Negative first moment of quadratic twists of $L$-functions
Peng Gao, Liangyi Zhao
TL;DR
The paper studies the negative first moment of quadratic twists of automorphic L-functions at $1/2+\alpha$ (with $0<\alpha\le 1/2$) under GRH and the Ramanujan-Petersson conjecture. It introduces a two-variable Dirichlet series $A(s,z;\pi)$ encoding the moment, proves its meromorphic continuation and a simple pole at $s=1$, and derives an asymptotic via Mellin inversion that features a main term $X\widehat{w}(1)P(1/2+\alpha;\pi)$ and a power-saving error.

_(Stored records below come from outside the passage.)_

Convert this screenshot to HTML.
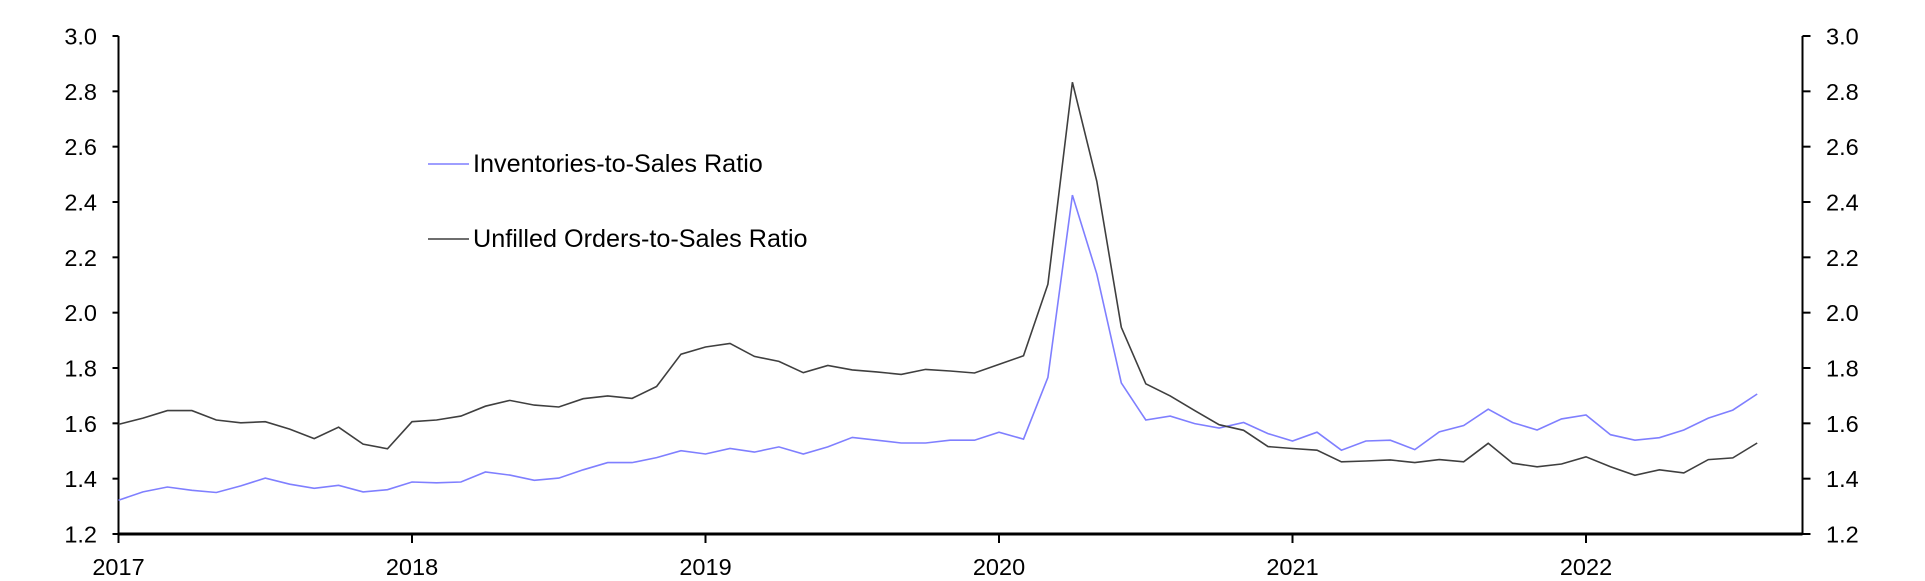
<!DOCTYPE html>
<html><head><meta charset="utf-8"><style>
html,body{margin:0;padding:0;background:#fff;}
svg{display:block;font-family:"Liberation Sans",Arial,sans-serif;}
</style></head><body>
<svg id="c" width="1925" height="581" viewBox="0 0 1925 581" xmlns="http://www.w3.org/2000/svg">
<g id="ax" stroke="#000" fill="none"></g>
<g id="lab" font-size="23.5" fill="#000"></g>
<polyline id="blue" fill="none" stroke="#7f7fff" stroke-width="1.6"/>
<polyline id="dark" fill="none" stroke="#3f3f3f" stroke-width="1.6"/>
<line x1="428" y1="164" x2="469" y2="164" stroke="#7f7fff" stroke-width="1.6"/>
<text x="473" y="172" font-size="25.2">Inventories-to-Sales Ratio</text>
<line x1="428" y1="239" x2="469" y2="239" stroke="#3f3f3f" stroke-width="1.6"/>
<text x="473" y="247" font-size="25.2">Unfilled Orders-to-Sales Ratio</text>
</svg>
<script>
var L=118.5,R=1802.5,T=36,B=534,M=293.5/12;
function Y(v){return B-(v-1.2)/1.8*(B-T);}
var ns="http://www.w3.org/2000/svg";
function el(p,n,a,t){var e=document.createElementNS(ns,n);for(var k in a)e.setAttribute(k,a[k]);if(t)e.textContent=t;p.appendChild(e);return e;}
var ax=document.getElementById('ax'),lab=document.getElementById('lab');
el(ax,'line',{x1:L,y1:T,x2:L,y2:B,'stroke-width':2});
el(ax,'line',{x1:R,y1:T,x2:R,y2:B,'stroke-width':2});
el(ax,'line',{x1:L,y1:B,x2:R,y2:B,'stroke-width':3});
for(var i=0;i<=9;i++){var v=1.2+i*0.2,y=Y(v);
el(ax,'line',{x1:L-6,y1:y,x2:L,y2:y,'stroke-width':2});
el(ax,'line',{x1:R,y1:y,x2:R+8,y2:y,'stroke-width':2});
el(lab,'text',{x:97,y:y+8.5,'text-anchor':'end'},v.toFixed(1));
el(lab,'text',{x:1826,y:y+8.5},v.toFixed(1));}
for(var j=0;j<6;j++){var x=L+j*293.5;
el(ax,'line',{x1:x,y1:B,x2:x,y2:B+9,'stroke-width':2});
el(lab,'text',{x:x,y:575,'text-anchor':'middle'},String(2017+j));}
var b=[1.322,1.352,1.37,1.358,1.35,1.374,1.402,1.38,1.365,1.376,1.352,1.36,1.388,1.385,1.388,1.424,1.413,1.394,1.402,1.432,1.458,1.458,1.476,1.501,1.489,1.509,1.496,1.515,1.489,1.515,1.549,1.539,1.529,1.529,1.539,1.539,1.568,1.543,1.766,2.425,2.14,1.746,1.612,1.626,1.599,1.583,1.603,1.563,1.536,1.568,1.503,1.536,1.539,1.505,1.569,1.592,1.651,1.603,1.576,1.616,1.63,1.559,1.539,1.548,1.576,1.619,1.648,1.706];
var d=[1.596,1.619,1.646,1.646,1.612,1.602,1.606,1.579,1.545,1.586,1.525,1.508,1.606,1.612,1.626,1.662,1.683,1.666,1.659,1.689,1.699,1.69,1.733,1.85,1.876,1.889,1.842,1.824,1.783,1.809,1.793,1.786,1.777,1.795,1.789,1.782,1.813,1.844,2.103,2.833,2.475,1.947,1.743,1.699,1.646,1.595,1.575,1.516,1.509,1.503,1.461,1.464,1.468,1.458,1.469,1.461,1.528,1.456,1.443,1.453,1.479,1.443,1.412,1.432,1.421,1.469,1.475,1.529];
function pts(a){return a.map(function(v,i){return (L+i*M).toFixed(1)+','+Y(v).toFixed(1);}).join(' ');}
document.getElementById('blue').setAttribute('points',pts(b));
document.getElementById('dark').setAttribute('points',pts(d));
</script>
</body></html>
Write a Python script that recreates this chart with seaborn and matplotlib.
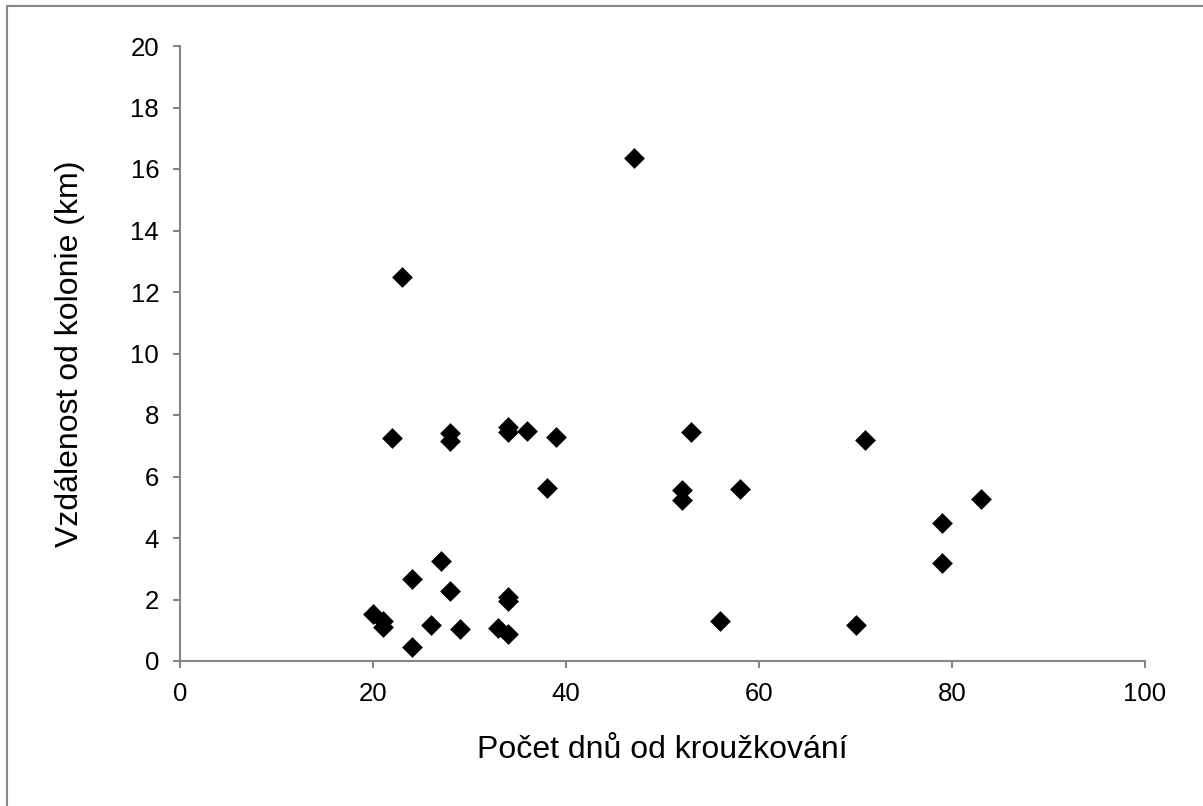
import matplotlib
matplotlib.use("Agg")
import matplotlib.pyplot as plt
import seaborn as sns
import pandas as pd
from matplotlib.patches import Rectangle

# Days since ringing and distance from the colony for each recovered bird
days = [20, 21, 21, 22, 23, 24, 24, 26, 27, 28, 28, 28, 29, 33,
        34, 34, 34, 34, 34, 36, 38, 39, 47, 52, 52, 53, 56, 58,
        70, 71, 79, 79, 83]
distance_km = [1.54, 1.3, 1.12, 7.25, 12.5, 2.68, 0.46, 1.17, 3.25, 7.4, 7.15, 2.29, 1.03, 1.06,
               7.6, 7.45, 2.08, 1.95, 0.88, 7.47, 5.63, 7.3, 16.35, 5.57, 5.25, 7.45, 1.3, 5.58,
               1.17, 7.2, 4.5, 3.18, 5.26]

x_ticks = [0, 20, 40, 60, 80, 100]
y_ticks = [0, 2, 4, 6, 8, 10, 12, 14, 16, 18, 20]
x_label = "Počet dnů od kroužkování"
y_label = "Vzdálenost od kolonie (km)"

df = pd.DataFrame({"days": days, "distance": distance_km})

sns.set_theme(style="white")
plt.rcParams["font.family"] = ["Liberation Sans", "DejaVu Sans"]

fig = plt.figure(figsize=(12.03, 8.06), dpi=100)
ax = fig.add_axes([180 / 1203, 1 - 661 / 806, (1145 - 180) / 1203, (661 - 46) / 806])

sns.scatterplot(data=df, x="days", y="distance", ax=ax, marker="D",
                s=112, color="black", linewidth=0, zorder=3)

axis_grey = "#868686"
ax.set_xlim(0, 100)
ax.set_ylim(0, 20)
ax.set_xticks(x_ticks)
ax.set_yticks(y_ticks)
ax.set_xticklabels([str(v) for v in x_ticks])
ax.set_yticklabels([str(v) for v in y_ticks])
for side in ("top", "right"):
    ax.spines[side].set_visible(False)
for side in ("left", "bottom"):
    ax.spines[side].set_color(axis_grey)
    ax.spines[side].set_linewidth(1.5)
ax.tick_params(axis="both", which="major", direction="out", length=5, width=1.5,
               color=axis_grey, labelsize=18.5, labelcolor="black", pad=10,
               left=True, bottom=True)
ax.grid(False)

ax.set_xlabel(x_label, fontsize=23, color="black", labelpad=21)
ax.set_ylabel(y_label, fontsize=23, color="black", labelpad=33)

# Thin grey frame around the chart area
fig.patches.append(Rectangle((7 / 1203, -0.1), 1.2, 1 - 6 / 806 + 0.1,
                             transform=fig.transFigure, fill=False,
                             edgecolor=axis_grey, linewidth=1.5))

fig.savefig("out.png", dpi=100, facecolor="white")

The residue $P(z;\pi)$ is given by a convergent Euler product, reflecting the arithmetic data of the automorphic representation $\pi$. The method extends the scope of negative moments for quadratic twists by employing the framework of multiple Dirichlet series, Gauss sums, and functional equations, under standard hypotheses, and provides insight into non-vanishing phenomena in this automorphic setting.
Abstract
We evaluate asymptotically the negative first moment at points larger than $1/2$ of the family of quadratic twists of automorphic $L$-functions using multiple Dirichlet series under the generalized Riemann hypothesis and the Ramanujan-Petersson conjecture.